According to my understanding FreeRADIUS should have generated coa messages to the NAS but it didn't do anything.
No. FreeRADIUS needs some trigger to tell it to do something. For example during an accounting Interim-Update you may see that the user is outside their time window, therefore send a CoA disconnect. originate-coa gives examples of how you would set the home server (the NAS) to send the CoA to, and how you create a virtual server to process the CoA packets before they are sent, and when the reply is received.
Using radclient (cat packet.txt | radclient -x <nas ip address>:3799 disconnect "secret"") with the Acct-Session-Id obtained from freeradius -X output and the NAS coa secret, the user was disconnected normally.
Yes. That's good. At least you know CoA packets work... they are often ignored. If you don't have frequent enough Interim-Updates, then you could for example use radclient (or something else) to send CoA packets to FreeRADIUS. That can then for example look up in the database to fill out the full CoA attributes that the NAS needs to see (for example, look up the NAS the user session is on and add the Acct-Session-Id), and generate a new CoA to send to the correct NAS. See the sites-available/coa-relay for an example of this. This is useful for e.g. billing systems that know the User-Name, but nothing else. FreeRADIUS will take care of the hard work of ensuring the CoA packet is correct, and is sent to the correct place. -- Matthew
On May 30, 2022, at 4:08 AM, Antonios Kalkakos <akalkakos@hotmail.com> wrote:
I am trying to figure out how to disconnect a user using the originate-coa and update disconnect{} using FreeRADIUS 3.0.21 on Debian 11. Sorry if it seems a bit stupid, but I am really confused and frustrated...
Let's say that a user configured in user's file "testuser Cleartext-Password := "password", Login-Time := "Wk1000-1400"" should be disconnected after the permitted Login-Time has passed.
Nothing in the documentation says that's what happens.

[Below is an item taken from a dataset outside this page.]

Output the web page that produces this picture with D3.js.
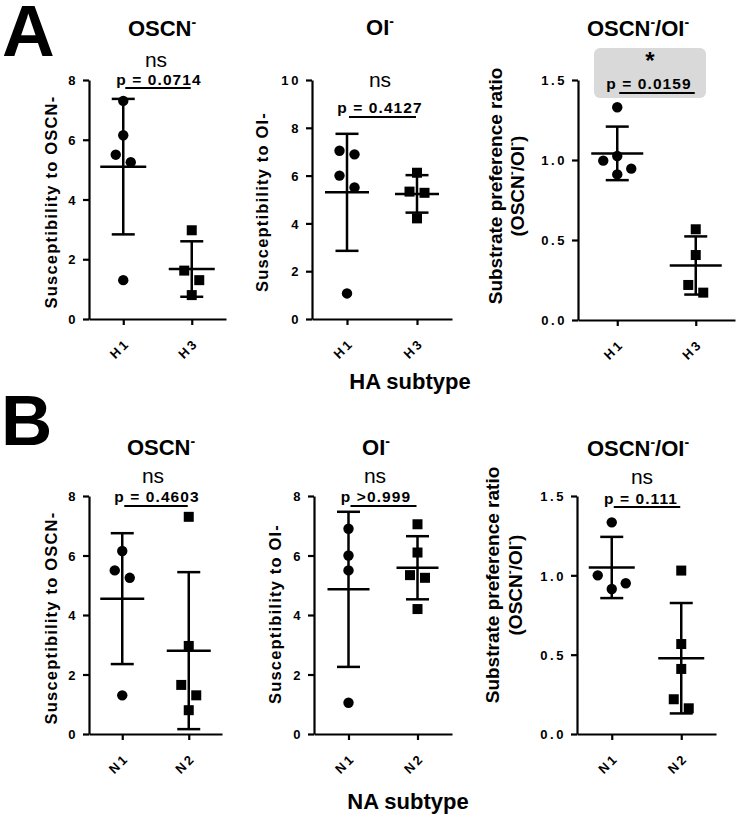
<!DOCTYPE html>
<html><head><meta charset="utf-8">
<script src="https://cdn.jsdelivr.net/npm/d3@7"></script>
<style>
body{margin:0;background:#fff}
svg{display:block}
text{font-family:"Liberation Sans",Arial,Helvetica,sans-serif;fill:#000}
</style>
</head><body>
<svg id="chart" width="736" height="815"></svg>
<script>
// ---------- data ----------
const catA = ["H1", "H3"];
const catB = ["N1", "N2"];

const a_oscn_H1 = [7.3, 6.15, 5.5, 5.25, 1.3];
const a_oscn_H3 = [2.97, 1.62, 1.3, 0.8];
const a_oi_H1 = [7.04, 6.89, 6.0, 5.5, 1.07];
const a_oi_H3 = [6.12, 5.33, 5.28, 4.21];
const a_ratio_H1 = [1.33, 1.025, 0.996, 0.946, 0.91];
const a_ratio_H3 = [0.567, 0.406, 0.219, 0.171];

const b_oscn_N1 = [6.15, 5.5, 5.25, 1.3];
const b_oscn_N2 = [7.3, 2.96, 1.65, 1.3, 0.8];
const b_oi_N1 = [6.9, 6.0, 5.5, 1.05];
const b_oi_N2 = [7.05, 6.1, 5.34, 5.25, 4.2];
const b_ratio_N1 = [1.334, 1.0, 0.95, 0.914];
const b_ratio_N2 = [1.03, 0.567, 0.41, 0.219, 0.162];

const titles = ["OSCN⁻", "OI⁻", "OSCN⁻/OI⁻", "OSCN⁻", "OI⁻", "OSCN⁻/OI⁻"];
const sigLabels = ["ns", "ns", "*", "ns", "ns", "ns"];
const pLabels = ["p = 0.0714", "p = 0.4127", "p = 0.0159", "p = 0.4603", "p >0.999", "p = 0.111"];
const yLabels = [
  ["Susceptibility to OSCN-"], ["Susceptibility to OI-"], ["Substrate preference ratio", "(OSCN⁻/OI⁻)"],
  ["Susceptibility to OSCN-"], ["Susceptibility to OI-"], ["Substrate preference ratio", "(OSCN⁻/OI⁻)"]
];
const yTicks8 = [0, 2, 4, 6, 8];
const yTicks10 = [0, 2, 4, 6, 8, 10];
const yTicksRatio = [0, 0.5, 1.0, 1.5];
const xTitles = ["HA subtype", "NA subtype"];
const panelLetters = ["A", "B"];

// ---------- layout ----------
const FONT = '"Liberation Sans",Arial,Helvetica,sans-serif';
const panels = [
  {cats:catA, groups:[a_oscn_H1,a_oscn_H3], ymax:8, ticks:yTicks8, fmt:d3.format("d"),
   left:89, right:226, top:80, bottom:319, tx:162, ty:36, sx:156, sy:67, px:159, py:85, barY:88,
   ylx:[57], yly:202, meanHalf:23},
  {cats:catA, groups:[a_oi_H1,a_oi_H3], ymax:10, ticks:yTicks10, fmt:d3.format("d"),
   left:312, right:452, top:80, bottom:319, tx:380, ty:35, sx:380, sy:87, px:380, py:113, barY:117,
   ylx:[268], yly:202, meanHalf:22},
  {cats:catA, groups:[a_ratio_H1,a_ratio_H3], ymax:1.5, ticks:yTicksRatio, fmt:d3.format(".1f"),
   left:578, right:735, top:80, bottom:320, tx:638, ty:36, sx:650, sy:69, px:649, py:89, barY:93,
   box:{x:594,y:48,w:112,h:50}, ylx:[502,524], yly:186, meanHalf:26},
  {cats:catB, groups:[b_oscn_N1,b_oscn_N2], ymax:8, ticks:yTicks8, fmt:d3.format("d"),
   left:89, right:222, top:496, bottom:734, tx:161, ty:455, sx:153, sy:483, px:157, py:502, barY:506,
   ylx:[57], yly:618, meanHalf:22},
  {cats:catB, groups:[b_oi_N1,b_oi_N2], ymax:8, ticks:yTicks8, fmt:d3.format("d"),
   left:314, right:452, top:496, bottom:734, tx:376, ty:455, sx:375, sy:483, px:376, py:502, barY:506,
   ylx:[281], yly:614, meanHalf:21},
  {cats:catB, groups:[b_ratio_N1,b_ratio_N2], ymax:1.5, ticks:yTicksRatio, fmt:d3.format(".1f"),
   left:577, right:716, top:496, bottom:734, tx:638, ty:456, sx:642, sy:484, px:641, py:504, barY:507,
   ylx:[499,522], yly:585, meanHalf:23}
];

const svg = d3.select("#chart");

// rich text with superscript minus
function rich(t, str, fs) {
  const shift = Math.round(fs * 0.42);
  const parts = str.split("⁻");
  let raised = false;
  parts.forEach((p, i) => {
    if (p) {
      t.append("tspan").attr("dy", raised ? shift : 0).text(p);
      raised = false;
    }
    if (i < parts.length - 1) {
      t.append("tspan").attr("dy", raised ? 0 : -shift).attr("font-size", Math.round(fs * 0.62)).text("-");
      raised = true;
    }
  });
}

// horizontal spreading of close points
function spread(vals, y) {
  const idx = vals.map((v, i) => i).sort((a, b) => vals[b] - vals[a]);
  const off = vals.map(() => 0);
  const clusters = [];
  let cur = [idx[0]];
  for (let k = 1; k < idx.length; k++) {
    if (y(vals[idx[k]]) - y(vals[idx[k - 1]]) < 13) cur.push(idx[k]);
    else { clusters.push(cur); cur = [idx[k]]; }
  }
  clusters.push(cur);
  const patterns = {1:[0], 2:[-7.5, 7.5], 3:[-14, 14, 0], 4:[0, -14, 14, 0]};
  clusters.forEach(c => {
    const p = patterns[c.length] || c.map((_, j) => (j % 2 ? 1 : -1) * 7.5);
    c.forEach((i, j) => off[i] = p[j]);
  });
  return off;
}

panels.forEach((P, pi) => {
  const g = svg.append("g");
  const x = d3.scalePoint().domain(P.cats).range([P.left, P.right]).padding(0.5);
  const y = d3.scaleLinear().domain([0, P.ymax]).range([P.bottom, P.top]);

  // gray significance box
  if (P.box) {
    g.append("rect").attr("x", P.box.x).attr("y", P.box.y).attr("width", P.box.w).attr("height", P.box.h)
      .attr("rx", 6).attr("fill", "#d9d9d9");
  }

  // axes
  const yAxis = g.append("g").attr("transform", `translate(${P.left},0)`)
    .call(d3.axisLeft(y).tickValues(P.ticks).tickFormat(P.fmt).tickSize(6).tickSizeOuter(0).tickPadding(5));
  const xAxis = g.append("g").attr("transform", `translate(0,${P.bottom})`)
    .call(d3.axisBottom(x).tickSize(6).tickSizeOuter(0));
  [yAxis, xAxis].forEach(a => {
    a.select(".domain").attr("stroke", "#000").attr("stroke-width", 2.2);
    a.selectAll(".tick line").attr("stroke", "#000").attr("stroke-width", 2.2);
    a.selectAll(".tick text").attr("font-family", FONT).attr("font-size", 13).attr("font-weight", "bold")
      .attr("letter-spacing", "2.6px").attr("fill", "#000");
  });
  yAxis.selectAll(".tick text").attr("dy", "0.36em");
  xAxis.selectAll(".tick text")
    .attr("x", 0).attr("y", 0).attr("dy", 0)
    .attr("text-anchor", "end")
    .attr("transform", "translate(7,25) rotate(-45)");

  // error bars + mean
  P.groups.forEach((vals, gi) => {
    const cx = x(P.cats[gi]);
    const m = d3.mean(vals), s = d3.deviation(vals);
    const capHalf = 11.5;
    g.append("line").attr("x1", cx).attr("x2", cx).attr("y1", y(m + s)).attr("y2", y(m - s))
      .attr("stroke", "#000").attr("stroke-width", 2.5);
    g.append("line").attr("x1", cx - capHalf).attr("x2", cx + capHalf).attr("y1", y(m + s)).attr("y2", y(m + s))
      .attr("stroke", "#000").attr("stroke-width", 2.5);
    g.append("line").attr("x1", cx - capHalf).attr("x2", cx + capHalf).attr("y1", y(m - s)).attr("y2", y(m - s))
      .attr("stroke", "#000").attr("stroke-width", 2.5);
    g.append("line").attr("x1", cx - P.meanHalf).attr("x2", cx + P.meanHalf).attr("y1", y(m)).attr("y2", y(m))
      .attr("stroke", "#000").attr("stroke-width", 2.5);

    const off = spread(vals, y);
    if (gi === 0) {
      g.selectAll(null).data(vals).enter().append("circle")
        .attr("cx", (d, i) => cx + off[i]).attr("cy", d => y(d)).attr("r", 5.2).attr("fill", "#000");
    } else {
      const sz = 10;
      g.selectAll(null).data(vals).enter().append("rect")
        .attr("x", (d, i) => cx + off[i] - sz / 2).attr("y", d => y(d) - sz / 2)
        .attr("width", sz).attr("height", sz).attr("fill", "#000");
    }
  });

  // significance annotation
  const x1 = x(P.cats[0]) + 2, x2 = x(P.cats[1]) - 1;
  g.append("line").attr("x1", x1).attr("x2", x2).attr("y1", P.barY).attr("y2", P.barY)
    .attr("stroke", "#000").attr("stroke-width", 2.2);
  g.append("text").attr("x", P.px).attr("y", P.py).attr("text-anchor", "middle")
    .attr("font-size", 15.5).attr("font-weight", "bold").attr("letter-spacing", "1.1px").text(pLabels[pi]);
  if (sigLabels[pi] === "*") {
    g.append("text").attr("x", P.sx).attr("y", P.sy).attr("text-anchor", "middle")
      .attr("font-size", 24).attr("font-weight", "bold").text(sigLabels[pi]);
  } else {
    g.append("text").attr("x", P.sx).attr("y", P.sy).attr("text-anchor", "middle")
      .attr("font-size", 21).text(sigLabels[pi]);
  }

  // title
  const tt = g.append("text").attr("x", P.tx).attr("y", P.ty).attr("text-anchor", "middle")
    .attr("font-size", 22).attr("font-weight", "bold");
  rich(tt, titles[pi], 22);

  // y label
  const lab = yLabels[pi];
  lab.forEach((line, li) => {
    const isRatio = lab.length > 1;
    const fs = isRatio ? 19 : 16.5;
    const t = g.append("text")
      .attr("transform", `translate(${P.ylx[li]},${P.yly}) rotate(-90)`)
      .attr("text-anchor", "middle").attr("dy", "0.36em")
      .attr("font-size", fs).attr("font-weight", "bold")
      .attr("letter-spacing", isRatio ? "0px" : "1.2px");
    rich(t, line, fs);
  });
});

// row x-axis titles
svg.append("text").attr("x", 410).attr("y", 389).attr("text-anchor", "middle")
  .attr("font-size", 22).attr("font-weight", "bold").text(xTitles[0]);
svg.append("text").attr("x", 408).attr("y", 809).attr("text-anchor", "middle")
  .attr("font-size", 22).attr("font-weight", "bold").text(xTitles[1]);

// panel letters
svg.append("text").attr("x", 2).attr("y", 56).attr("font-size", 73).attr("font-weight", "bold").text(panelLetters[0]);
svg.append("text").attr("x", 1).attr("y", 445).attr("font-size", 71).attr("font-weight", "bold").text(panelLetters[1]);
</script>
</body></html>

Unfortunately, the users session is 100% controlled by the NAS. Including disconnection timers. The Login-Time attribute causes FreeRADIUS to send a Session-Timeout to the NAS. Read the debug output to see this. The NAS should disconnect the user after that timeout period has expired. If it doesn't (and it's not a toy RADIUS client), then the NAS is broken. Throw it in the garbage, and get one which works properly. i..e. the server doesn't need to send a disconnect packet. You don't need to configure anything special. Just send "Session-Timeout = 3600", and the user is magically kicked offline an hour later.
Is this the correct way to forcibly disconnect the user using originate-coa?
No.
Sorry again if the following question may be a bit stupid, but what is the recommended place in the virtual server (except pre- or post-proxy) to put update coa{} or update disconnect{}?
Wherever you want, and where it works. This is where most people get confused with FreeRADIUS. They have a mental model of the configuration files as "configure this setting, and FreeRADIUS will do what I want". That isn't the way it works. The FreeRADIUS configuration policies (unlang) are a programming language intended for packet processing. WHEN i receive a packet containing X, SEND a reply containing Y So the question of "where do I put the update coa", is really "at which point in the processing did I decide that the user needs to be disconnected". That's where the "update coa" goes. Alan DeKok.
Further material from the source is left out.